The second issue is whether the evidence adduced at trial was sufficient to support the defendant's conviction.
[2] The test for determining the sufficiency of the evidence in a criminal case is "whether, after viewing the evidence in the light most favorable to the prosecution, any rational trier of fact could have found the essential elements of the crime beyond a reasonable doubt.'" State v. Green, 94 Wash. 2d 216, 221, 616 P.2d 628 (1980) (quoting Jackson v. Virginia, 443 U.S. 307, 319, 61 L. Ed. 2d 560, 99 S. Ct. 2781 (1979)). "Any challenge to the sufficiency of the evidence admits the truth of the State's evidence and all *892 inferences that reasonably can be drawn therefrom." State v. Gear, 30 Wash. App. 307, 310, 633 P.2d 930 (1981).
The elements of malicious mischief in the third degree are set forth in RCW 9A.48.090 which states in part:
Malicious mischief in the third degree. (1) A person is guilty of malicious mischief in the third degree if he knowingly and maliciously causes physical damage to the property of another, under circumstances not amounting to malicious mischief in the first or second degree.

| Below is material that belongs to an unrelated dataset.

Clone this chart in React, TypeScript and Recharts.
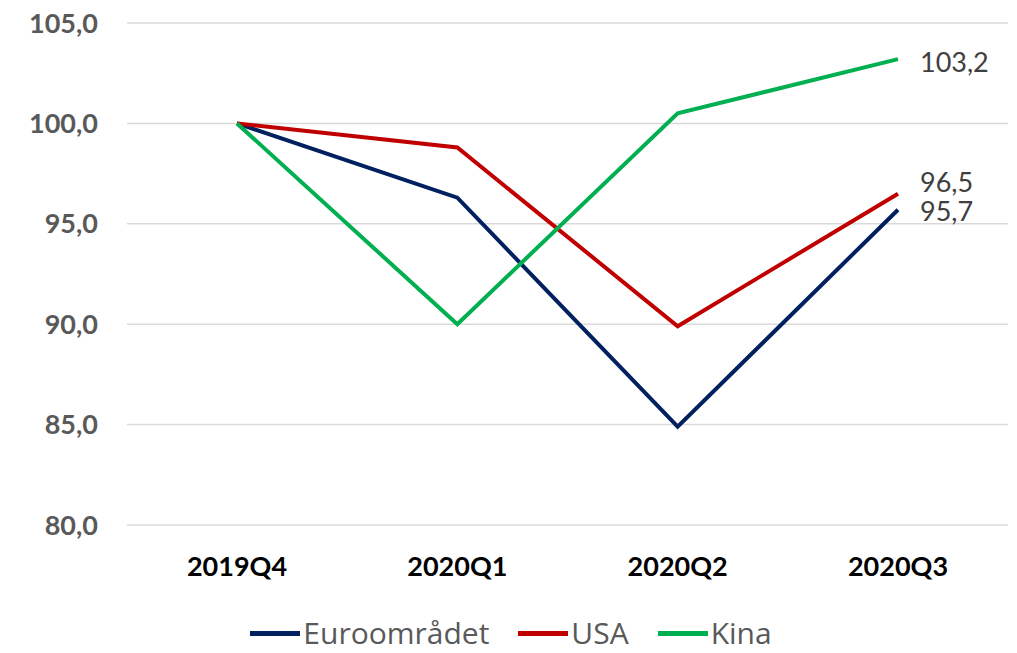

Viewing the evidence in the light most favorable to the prosecution, a rational trier of fact could have found the essential elements of malicious mischief beyond a reasonable doubt. The trial court found that at about 1:30 a.m., on October 9, 1983, Mrs. L. saw two males wearing black leather jackets throw rocks at her window and drive away in a 2-door Vega. The evidence also shows she recognized Fisher and identified him to the police as one of the rock throwers. The evidence further shows that at about 2 a.m., Fisher was found in a 2-door Vega in the vicinity of Mrs. L.'s home. Fisher's and Messmer's hair color and clothing matched the description Mrs. L. had given to the responding officer. Both were positively identified at that time by Mrs. L. as the males she had seen throw the rocks. Mrs. L. again identified Fisher at a fact-finding hearing. Substantial evidence supports the trial court's finding.
The judgment is affirmed.
SCHOLFIELD, A.C.J., and RINGOLD, J., concur.